FLOC delegation brings tobacco farm workers’ human rights message to Europe and to BAT shareholders
Representatives from the IUF-affiliated Farm Labor Organizing Committee (FLOC) completed a 2 week European tour of meetings and protests targeting Reynolds America & BAT. The aim of the tour was to convince BAT to take responsibility for the appalling migrant worker conditions on tobacco farms in the US. FLOC President Baldemar Velasquez and Diego Reyes, a migrant worker from North Carolina opened the tour in Germany on April 17, followed by activity in Turkey and ending with a protest action at the London BAT Shareholders’ AGM on April 28.
In Germany FLOC representatives met the Tobacco Workers Group of the IUF-affiliated NGG (German Food, Beverages, Tobacco and Hotel Workers Union) and unionists from BAT headquarters in Hamburg, the Imperial Tobacco factory near Hamburg and the BAT factory in Bayreuth. All pledged their full support for the campaign. A meeting organized by Peace Brigades International/International Fellowship of Reconciliation committed to put more pressure on BAT and RJ Reynolds through non-governmental organizations in Germany.
FLOC representatives then travelled to Turkey where they met with the leadership and shop stewards of IUF affiliate Tekgıda-İş (Tobacco, Drink, Food and Allied Workers’ Union of Turkey) comparing amongst other things the conditions of tobacco farm workers in the USA and Turkey.
Meetings with BAT Turkish management in Istanbul and local BAT management in Samsun resulted in FLOC’s human rights message being delivered to BAT corporate offices in London via their Turkish management.
In Samsun Tekgıda-Is organized a press conference and coverage by local Turkish media. FLOC met with 200 workers from BAT’s Ballıca factory. FLOC president Baldemar Velasquez in his presentation stressed that, “BAT seems proud of its commitment to human rights yet tobacco farm workers are paid barely enough to live on, are forced to work in extremely hazardous conditions, frequently get sick and sometimes die in the fields, such is the extent of exploitation in North Carolina.”
In the UK FLOC representatives met with IUF-affiliated UNITE’s representatives in a solidarity event that included a concert performance by FLOC president Velasquez featuring his own compositions and labour movement songs.

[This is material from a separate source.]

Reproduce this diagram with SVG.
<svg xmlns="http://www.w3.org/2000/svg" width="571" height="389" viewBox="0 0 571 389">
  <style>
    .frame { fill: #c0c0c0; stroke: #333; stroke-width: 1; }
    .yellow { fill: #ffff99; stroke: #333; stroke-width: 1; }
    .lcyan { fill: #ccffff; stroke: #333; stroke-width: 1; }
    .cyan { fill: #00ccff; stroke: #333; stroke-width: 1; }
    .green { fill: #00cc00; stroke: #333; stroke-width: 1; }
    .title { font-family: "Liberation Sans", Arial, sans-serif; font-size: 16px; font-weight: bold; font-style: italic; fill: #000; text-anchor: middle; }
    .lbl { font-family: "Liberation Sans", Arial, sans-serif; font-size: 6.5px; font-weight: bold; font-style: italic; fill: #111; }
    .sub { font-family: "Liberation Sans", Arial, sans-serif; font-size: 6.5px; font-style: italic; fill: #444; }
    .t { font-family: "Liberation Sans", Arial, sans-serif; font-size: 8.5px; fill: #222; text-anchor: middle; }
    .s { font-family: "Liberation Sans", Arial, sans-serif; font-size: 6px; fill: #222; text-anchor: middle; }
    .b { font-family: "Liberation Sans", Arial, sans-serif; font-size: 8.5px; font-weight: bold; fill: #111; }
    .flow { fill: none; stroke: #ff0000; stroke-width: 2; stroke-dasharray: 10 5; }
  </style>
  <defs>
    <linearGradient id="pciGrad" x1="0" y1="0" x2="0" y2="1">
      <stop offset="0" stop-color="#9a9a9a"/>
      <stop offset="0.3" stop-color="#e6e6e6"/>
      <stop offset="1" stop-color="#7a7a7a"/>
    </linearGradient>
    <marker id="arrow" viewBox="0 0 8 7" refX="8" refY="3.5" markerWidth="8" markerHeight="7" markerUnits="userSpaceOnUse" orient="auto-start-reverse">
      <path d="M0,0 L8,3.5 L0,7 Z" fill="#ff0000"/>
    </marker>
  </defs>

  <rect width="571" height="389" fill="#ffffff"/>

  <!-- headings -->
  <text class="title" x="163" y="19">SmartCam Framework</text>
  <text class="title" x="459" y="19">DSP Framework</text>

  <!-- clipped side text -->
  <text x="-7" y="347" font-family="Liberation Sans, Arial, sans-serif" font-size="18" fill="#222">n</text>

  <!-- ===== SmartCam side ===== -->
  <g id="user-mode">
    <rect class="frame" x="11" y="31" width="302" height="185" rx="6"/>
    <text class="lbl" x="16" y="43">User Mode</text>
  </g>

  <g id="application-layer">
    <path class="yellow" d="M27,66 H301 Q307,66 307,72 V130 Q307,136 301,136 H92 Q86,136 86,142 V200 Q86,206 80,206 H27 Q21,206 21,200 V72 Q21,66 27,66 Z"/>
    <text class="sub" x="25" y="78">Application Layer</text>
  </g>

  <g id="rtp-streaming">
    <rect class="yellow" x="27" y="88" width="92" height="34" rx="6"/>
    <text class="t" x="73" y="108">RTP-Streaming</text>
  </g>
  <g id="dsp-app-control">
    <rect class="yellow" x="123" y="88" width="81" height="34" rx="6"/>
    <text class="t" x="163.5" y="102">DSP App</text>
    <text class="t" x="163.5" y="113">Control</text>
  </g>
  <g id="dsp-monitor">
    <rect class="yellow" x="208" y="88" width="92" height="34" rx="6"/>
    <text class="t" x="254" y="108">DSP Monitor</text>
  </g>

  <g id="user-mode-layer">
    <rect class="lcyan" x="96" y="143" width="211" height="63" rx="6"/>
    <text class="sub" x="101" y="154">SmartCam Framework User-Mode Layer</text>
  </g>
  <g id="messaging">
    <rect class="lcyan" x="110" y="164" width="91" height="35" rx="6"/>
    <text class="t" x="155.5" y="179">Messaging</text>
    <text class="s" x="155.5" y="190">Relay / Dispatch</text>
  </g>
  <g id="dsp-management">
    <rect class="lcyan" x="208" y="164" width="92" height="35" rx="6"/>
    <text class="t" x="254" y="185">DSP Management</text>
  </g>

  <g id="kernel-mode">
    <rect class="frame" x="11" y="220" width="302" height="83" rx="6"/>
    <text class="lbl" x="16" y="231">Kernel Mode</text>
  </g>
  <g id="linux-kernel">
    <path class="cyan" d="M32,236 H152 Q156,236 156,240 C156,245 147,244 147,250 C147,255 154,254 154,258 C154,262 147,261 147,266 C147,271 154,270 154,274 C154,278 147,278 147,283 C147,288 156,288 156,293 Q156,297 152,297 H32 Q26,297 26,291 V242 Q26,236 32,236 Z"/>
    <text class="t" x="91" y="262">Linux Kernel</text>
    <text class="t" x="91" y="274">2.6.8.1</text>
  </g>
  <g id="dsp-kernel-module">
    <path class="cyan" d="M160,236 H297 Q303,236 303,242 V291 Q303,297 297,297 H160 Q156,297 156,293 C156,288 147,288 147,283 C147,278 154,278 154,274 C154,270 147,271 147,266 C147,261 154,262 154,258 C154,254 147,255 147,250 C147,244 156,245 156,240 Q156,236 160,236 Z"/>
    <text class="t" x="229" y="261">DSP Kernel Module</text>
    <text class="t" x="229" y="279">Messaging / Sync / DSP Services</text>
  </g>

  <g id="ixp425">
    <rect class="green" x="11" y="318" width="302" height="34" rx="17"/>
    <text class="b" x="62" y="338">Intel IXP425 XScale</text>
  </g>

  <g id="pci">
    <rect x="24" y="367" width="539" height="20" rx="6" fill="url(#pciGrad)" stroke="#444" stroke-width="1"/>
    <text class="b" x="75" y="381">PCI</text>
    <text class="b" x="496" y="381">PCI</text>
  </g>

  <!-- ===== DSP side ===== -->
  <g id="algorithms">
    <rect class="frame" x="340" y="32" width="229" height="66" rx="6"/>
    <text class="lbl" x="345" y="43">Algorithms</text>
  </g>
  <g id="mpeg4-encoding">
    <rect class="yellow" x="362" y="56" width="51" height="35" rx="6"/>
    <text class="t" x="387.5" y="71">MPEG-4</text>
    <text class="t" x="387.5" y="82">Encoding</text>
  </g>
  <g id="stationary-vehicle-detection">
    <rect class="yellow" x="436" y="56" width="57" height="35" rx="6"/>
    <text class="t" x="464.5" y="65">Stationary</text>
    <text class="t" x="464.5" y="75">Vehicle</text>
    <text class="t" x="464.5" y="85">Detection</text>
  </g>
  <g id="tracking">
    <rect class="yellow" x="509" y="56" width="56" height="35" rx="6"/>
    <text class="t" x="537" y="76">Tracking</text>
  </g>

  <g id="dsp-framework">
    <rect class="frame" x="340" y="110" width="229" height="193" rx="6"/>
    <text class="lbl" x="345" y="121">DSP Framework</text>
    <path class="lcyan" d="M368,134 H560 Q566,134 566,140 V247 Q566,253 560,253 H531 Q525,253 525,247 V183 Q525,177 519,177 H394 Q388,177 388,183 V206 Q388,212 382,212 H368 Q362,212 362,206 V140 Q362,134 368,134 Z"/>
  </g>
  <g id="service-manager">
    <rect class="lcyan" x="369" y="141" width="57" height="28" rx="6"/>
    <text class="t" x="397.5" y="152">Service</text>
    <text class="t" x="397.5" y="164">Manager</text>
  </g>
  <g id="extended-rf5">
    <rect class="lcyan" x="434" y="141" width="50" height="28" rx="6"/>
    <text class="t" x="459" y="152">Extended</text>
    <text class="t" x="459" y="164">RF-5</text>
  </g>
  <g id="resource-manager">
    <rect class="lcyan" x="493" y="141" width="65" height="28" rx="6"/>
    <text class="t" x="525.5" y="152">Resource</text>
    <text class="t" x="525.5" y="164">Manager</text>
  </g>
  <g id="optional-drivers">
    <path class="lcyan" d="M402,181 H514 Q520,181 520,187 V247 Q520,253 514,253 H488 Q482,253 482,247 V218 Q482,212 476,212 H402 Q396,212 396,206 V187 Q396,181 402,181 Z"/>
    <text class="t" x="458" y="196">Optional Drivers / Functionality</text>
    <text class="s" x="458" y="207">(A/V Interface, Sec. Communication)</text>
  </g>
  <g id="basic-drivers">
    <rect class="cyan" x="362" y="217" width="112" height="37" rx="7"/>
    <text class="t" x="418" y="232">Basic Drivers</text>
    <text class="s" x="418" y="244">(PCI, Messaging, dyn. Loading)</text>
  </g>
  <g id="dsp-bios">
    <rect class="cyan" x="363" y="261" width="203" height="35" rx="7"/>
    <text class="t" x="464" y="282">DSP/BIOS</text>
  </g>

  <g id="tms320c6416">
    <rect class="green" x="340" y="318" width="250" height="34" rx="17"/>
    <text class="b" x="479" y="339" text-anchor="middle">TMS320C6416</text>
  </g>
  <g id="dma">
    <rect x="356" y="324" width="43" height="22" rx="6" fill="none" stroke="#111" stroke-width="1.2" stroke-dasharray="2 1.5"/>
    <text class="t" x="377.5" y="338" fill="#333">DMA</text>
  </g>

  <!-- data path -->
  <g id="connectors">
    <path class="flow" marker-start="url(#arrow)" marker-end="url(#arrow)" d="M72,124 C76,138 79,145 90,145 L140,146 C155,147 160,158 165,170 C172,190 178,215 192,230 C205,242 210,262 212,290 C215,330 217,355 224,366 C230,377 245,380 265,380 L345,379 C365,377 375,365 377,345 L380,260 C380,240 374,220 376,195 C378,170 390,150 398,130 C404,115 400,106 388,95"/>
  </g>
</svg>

At BAT’s April 28 annual shareholders’ meeting, Velasquez presented extracts from an Oxfam America report detailing the abuses of workers in the U.S. tobacco supply chain and urged BAT to take immediate steps to ensure that in its supply chain it respects human rights and its own corporate code of conduct. “We are urging the company to back up its words of support for human rights with monitoring and enforcement,” said Velasquez. “Through its significant influence over Reynolds America, BAT has the power and a moral obligation to take action to end these abuses.”

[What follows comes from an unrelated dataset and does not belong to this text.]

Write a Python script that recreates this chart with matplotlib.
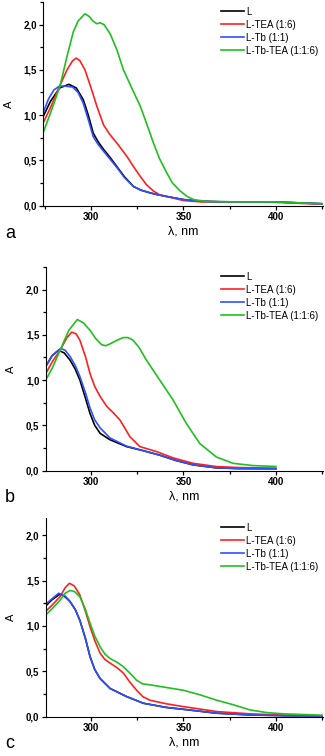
import numpy as np
import matplotlib
matplotlib.use("Agg")
import matplotlib.pyplot as plt
from matplotlib.ticker import MultipleLocator, FuncFormatter

plt.rcParams['font.family'] = ['Liberation Sans', 'DejaVu Sans']

labels = ["L", "L-TEA (1:6)", "L-Tb (1:1)", "L-Tb-TEA (1:1:6)"]
colors = ["#000000", "#ff2020", "#3050ff", "#20c020"]

# panel a
a_L_x = [274, 278, 283, 288, 292, 295.8, 298.5, 301.2, 304, 306.8, 310, 314, 318, 323, 327, 332, 336, 341, 350, 359, 370, 385, 400, 412, 425]
a_L_y = [0.98, 1.15, 1.30, 1.34, 1.30, 1.17, 1.00, 0.80, 0.70, 0.62, 0.54, 0.43, 0.32, 0.21, 0.17, 0.14, 0.12, 0.10, 0.066, 0.048, 0.042, 0.04, 0.04, 0.03, 0.02]
a_TEA_x = [274, 278, 283, 287, 290, 292, 294, 296.7, 300, 303.1, 306.8, 310, 314, 319.5, 323, 326.7, 330, 333.8, 337, 341, 350, 360, 380, 400, 412, 425]
a_TEA_y = [0.91, 1.08, 1.32, 1.50, 1.60, 1.63, 1.60, 1.50, 1.30, 1.10, 0.89, 0.79, 0.69, 0.54, 0.43, 0.32, 0.23, 0.16, 0.12, 0.10, 0.055, 0.04, 0.04, 0.035, 0.025, 0.015]
a_Tb_x = [274, 277, 280, 283, 286, 290, 293, 295.8, 298.5, 301.2, 304, 306.8, 310, 314, 318, 323, 327, 332, 336, 341, 350, 359, 370, 385, 400, 412, 425]
a_Tb_y = [1.02, 1.18, 1.28, 1.32, 1.32, 1.31, 1.25, 1.13, 0.95, 0.76, 0.67, 0.60, 0.52, 0.42, 0.31, 0.21, 0.17, 0.14, 0.12, 0.10, 0.066, 0.048, 0.042, 0.04, 0.04, 0.03, 0.02]
a_TbTEA_x = [274, 278, 283.2, 287, 290.4, 293, 296.7, 299, 301, 303.1, 304.9, 307, 310.3, 314, 317.5, 322, 326.6, 330, 333.8, 337, 341, 344, 348.3, 352, 355.5, 362.7, 380, 400, 412, 425]
a_TbTEA_y = [0.80, 1.02, 1.32, 1.65, 1.92, 2.04, 2.12, 2.09, 2.04, 2.01, 2.02, 2.00, 1.90, 1.72, 1.50, 1.30, 1.10, 0.91, 0.69, 0.52, 0.36, 0.25, 0.16, 0.10, 0.066, 0.044, 0.04, 0.04, 0.03, 0.02]

# panel b
b_L_x = [275.5, 279, 282.4, 285.5, 288.7, 291.5, 294, 297, 299.5, 302, 305, 310.3, 319.2, 328.2, 337.2, 346.2, 355.2, 367.8, 380, 400]
b_L_y = [1.15, 1.27, 1.33, 1.30, 1.22, 1.12, 1.00, 0.80, 0.63, 0.50, 0.41, 0.34, 0.265, 0.22, 0.17, 0.11, 0.063, 0.03, 0.022, 0.02]
b_TEA_x = [275.5, 279, 283.3, 287, 289.6, 292, 294, 297, 299.5, 302, 304.9, 308.5, 312, 315.6, 318, 321, 326.4, 335.4, 344.4, 355.2, 367.8, 380, 400]
b_TEA_y = [1.07, 1.20, 1.33, 1.47, 1.53, 1.51, 1.44, 1.26, 1.07, 0.93, 0.82, 0.71, 0.64, 0.56, 0.48, 0.375, 0.265, 0.21, 0.14, 0.08, 0.044, 0.033, 0.026]
b_Tb_x = [275.5, 279, 283.6, 286, 288.7, 291.5, 294, 297, 299.5, 302, 305, 310.3, 319.2, 328.2, 337.2, 346.2, 355.2, 367.8, 380, 400]
b_Tb_y = [1.15, 1.27, 1.35, 1.33, 1.26, 1.16, 1.04, 0.86, 0.69, 0.56, 0.47, 0.36, 0.27, 0.22, 0.17, 0.11, 0.063, 0.03, 0.022, 0.02]
b_TbTEA_x = [275.5, 279, 283.3, 288, 292.6, 296, 299.5, 302.5, 305.8, 308, 310.3, 314, 317.4, 320, 322.8, 326, 330, 337.2, 344.4, 351.6, 358.8, 367.8, 376.8, 387.6, 400]
b_TbTEA_y = [1.00, 1.13, 1.33, 1.55, 1.67, 1.63, 1.55, 1.46, 1.39, 1.38, 1.40, 1.44, 1.47, 1.47, 1.44, 1.36, 1.22, 1.00, 0.78, 0.52, 0.30, 0.15, 0.08, 0.055, 0.045]

# panel c
c_L_x = [275.5, 279, 283.2, 286, 288.6, 291.5, 294, 297, 299.5, 302, 304.9, 310.3, 319.3, 328.3, 340.9, 349.9, 368, 386, 405, 425]
c_L_y = [1.22, 1.29, 1.35, 1.32, 1.27, 1.18, 1.06, 0.86, 0.66, 0.52, 0.42, 0.31, 0.22, 0.147, 0.10, 0.08, 0.037, 0.018, 0.01, 0.007]
c_TEA_x = [275.5, 279, 283.2, 286, 288.3, 291, 294, 297, 299.5, 302, 304.9, 307.5, 310.3, 314, 317.5, 321, 324.7, 328, 331.9, 340.9, 349.9, 368, 386, 405, 425]
c_TEA_y = [1.16, 1.23, 1.32, 1.42, 1.47, 1.44, 1.34, 1.16, 0.99, 0.84, 0.70, 0.63, 0.59, 0.54, 0.48, 0.38, 0.29, 0.22, 0.18, 0.14, 0.11, 0.055, 0.03, 0.015, 0.007]
c_Tb_x = [275.5, 279, 282.5, 286, 288.6, 291.5, 294, 297, 299.5, 302, 304.9, 310.3, 319.3, 328.3, 340.9, 349.9, 368, 386, 405, 425]
c_Tb_y = [1.24, 1.30, 1.36, 1.33, 1.27, 1.18, 1.06, 0.86, 0.66, 0.52, 0.42, 0.31, 0.22, 0.147, 0.10, 0.08, 0.037, 0.018, 0.01, 0.007]
c_TbTEA_x = [275.5, 279, 283.2, 286, 288.6, 291, 294, 297, 299.5, 302, 304.9, 307.5, 310.3, 314, 317.5, 321, 324.7, 328, 331.9, 340.9, 349.9, 358.9, 368, 377, 386, 395, 404, 425]
c_TbTEA_y = [1.12, 1.19, 1.28, 1.36, 1.39, 1.38, 1.32, 1.18, 1.03, 0.89, 0.77, 0.69, 0.64, 0.60, 0.55, 0.48, 0.40, 0.36, 0.35, 0.32, 0.29, 0.24, 0.18, 0.13, 0.073, 0.044, 0.03, 0.015]

panels = [
    ("a", [(a_L_x, a_L_y), (a_TEA_x, a_TEA_y), (a_Tb_x, a_Tb_y), (a_TbTEA_x, a_TbTEA_y)], 274, 2.25),
    ("b", [(b_L_x, b_L_y), (b_TEA_x, b_TEA_y), (b_Tb_x, b_Tb_y), (b_TbTEA_x, b_TbTEA_y)], 275.5, 2.25),
    ("c", [(c_L_x, c_L_y), (c_TEA_x, c_TEA_y), (c_Tb_x, c_Tb_y), (c_TbTEA_x, c_TbTEA_y)], 275.5, 2.19),
]

W, H = 325, 756
# axes boxes in pixels: left, top, right, bottom
boxes = [(43, 2, 323, 206), (45.7, 267, 323, 471), (45.7, 518, 323, 717)]
letter_y = [233, 497, 744]

fig = plt.figure(figsize=(W / 100, H / 100), dpi=100)
comma = FuncFormatter(lambda v, p: f"{v:.1f}".replace(".", ","))

for (letter, curves, xmin, ytop), (l, t, r, b), ly in zip(panels, boxes, letter_y):
    ax = fig.add_axes([l / W, 1 - b / H, (r - l) / W, (b - t) / H])
    for (x, y), c, lab in zip(curves, colors, labels):
        ax.plot(x, y, color=c, lw=1.2, label=lab)
    ax.set_xlim(xmin, 425.5)
    ax.set_ylim(-0.005, ytop)
    ax.spines["top"].set_visible(False)
    ax.spines["right"].set_visible(False)
    ax.xaxis.set_major_locator(MultipleLocator(50))
    ax.xaxis.set_minor_locator(MultipleLocator(25))
    ax.yaxis.set_major_locator(MultipleLocator(0.5))
    ax.yaxis.set_minor_locator(MultipleLocator(0.25))
    ax.yaxis.set_major_formatter(comma)
    ax.tick_params(which="major", length=3, width=0.9, labelsize=7, pad=1.5)
    ax.tick_params(which="minor", length=2, width=0.9)
    for lbl in ax.get_xticklabels() + ax.get_yticklabels():
        lbl.set_fontweight("bold")
    ax.set_xlabel("λ, nm", fontsize=9, labelpad=2)
    ax.set_ylabel("A", fontsize=8, labelpad=7)
    ax.legend(loc="upper right", frameon=False, fontsize=7, handlelength=2.4,
              handletextpad=0.2, labelspacing=0.3, borderaxespad=0.1)
    fig.text(5 / W, 1 - ly / H, letter, fontsize=13, va="center", ha="left")

fig.savefig("out.png", dpi=100)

Following the interventions of Velasquez, Virginia Nesmith, Executive Director of the National Farm Worker Ministry and Ron Oswald, General Secretary of IUF, BAT chairman Richard Burrows committed the company to an urgent formal meeting with representatives of FLOC, the IUF, the AFL-CIO and the TUC to discuss conditions in U.S. tobacco fields. After four years of Reynolds America’s refusal to even meet with FLOC this will be the first time any corporation with close ties to Reynolds American has agreed to meet with FLOC representatives. For more than four years, Reynolds America has refused to even meet with FLOC.
BAT management also agreed to support an industry-wide approach bringing together those who are best placed to bring about positive change in US tobacco fields.
Commenting at the end of the FLOC European solidarity tour IUF general secretary Ron Oswald said, “The IUF will support our affiliate FLOC until human rights abuses in the tobacco fields are seriously addressed and working conditions of the mostly migrant and undocumented tobacco workers are improved.” Oswald went on to say, “Companies know they carry responsibility for these conditions, have profited from them for years and now need to come to the table to put an end to the appalling levels of exploitation witnessed in the tobacco fields of the richest economy in the world”.